Republican Sen. Bob Corker told CNBC on Tuesday he's on the fence about the crucial tax reform vote because he doesn't want to "damage the nation over the long haul."

During an interview with "Squawk Box," Corker suggested he could oppose the Republican tax bill in a procedural Senate Budget Committee vote Tuesday.

He said a trigger mechanism to curb future budget deficits could help to win his vote.

The full Senate may vote this week on the tax package. Republicans hold 52 seats in the 100-member Senate, so the administration cannot afford to lose more than two GOP votes since Democrats are united in their opposition to the proposal.

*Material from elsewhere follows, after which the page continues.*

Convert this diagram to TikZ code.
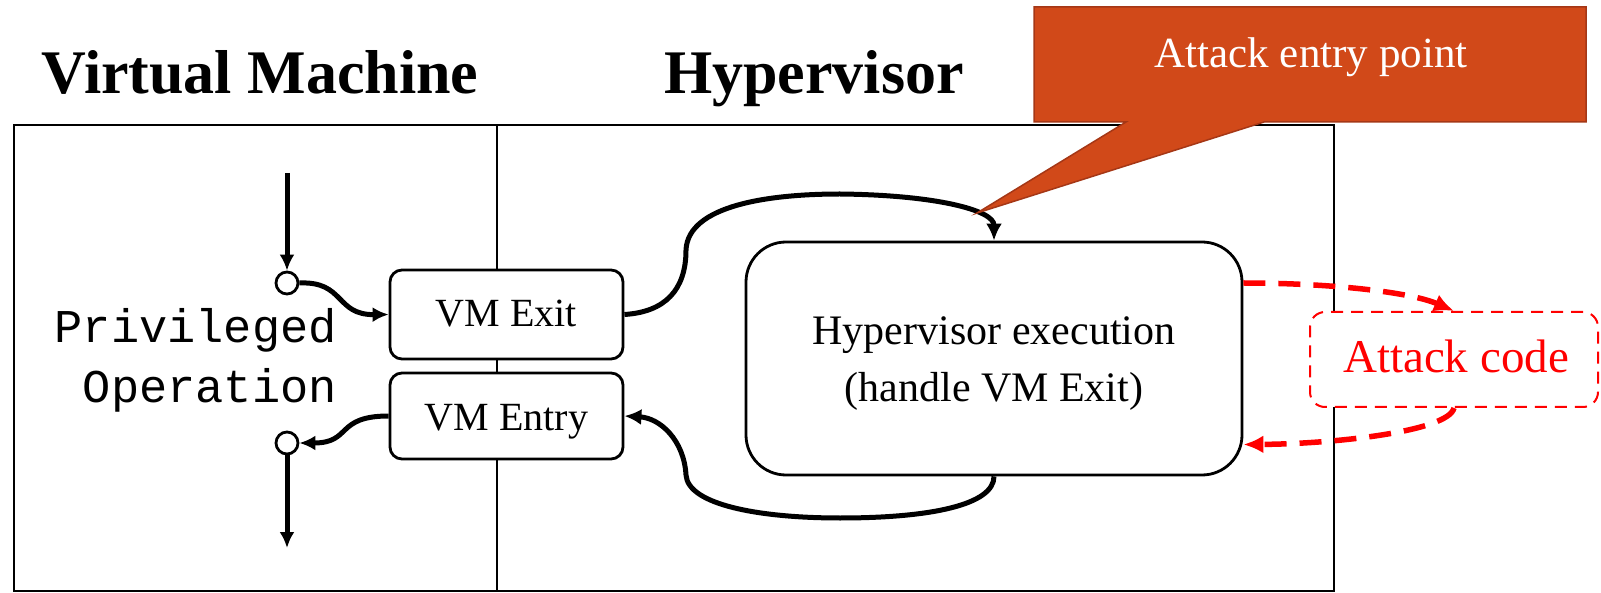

Since Trump took office, the GOP-led Congress has failed in several major initiatives, including the repeal and replacement of Obamacare.

The Tennessee Republican, who recently spoke out against President Donald Trump, said it is "ridiculous" that anyone could claim he would vote against something "that's good policy because of some rift that's occurring."

"It's just absolutely untrue," Corker said.

"I've been in the Senate for 11 years. I've been a deficit hawk for 11 years," Corker added. "I've been working with the administration on almost every level throughout this entire episode."

Corker said White House Chief of Staff John Kelly called him to "thank him" for working with the administration on the tax bill. "So, it's ridiculous statement to think that on a policy this big, that's going to affect what you might do."

Corker, who is not seeking re-election next year, called Trump last month an "utterly untruthful president" and suggested the president should stay out of the tax-writing process.

Trump at the time contended the Tennessee Republican is "fighting" tax cuts and "couldn't get elected dog catcher."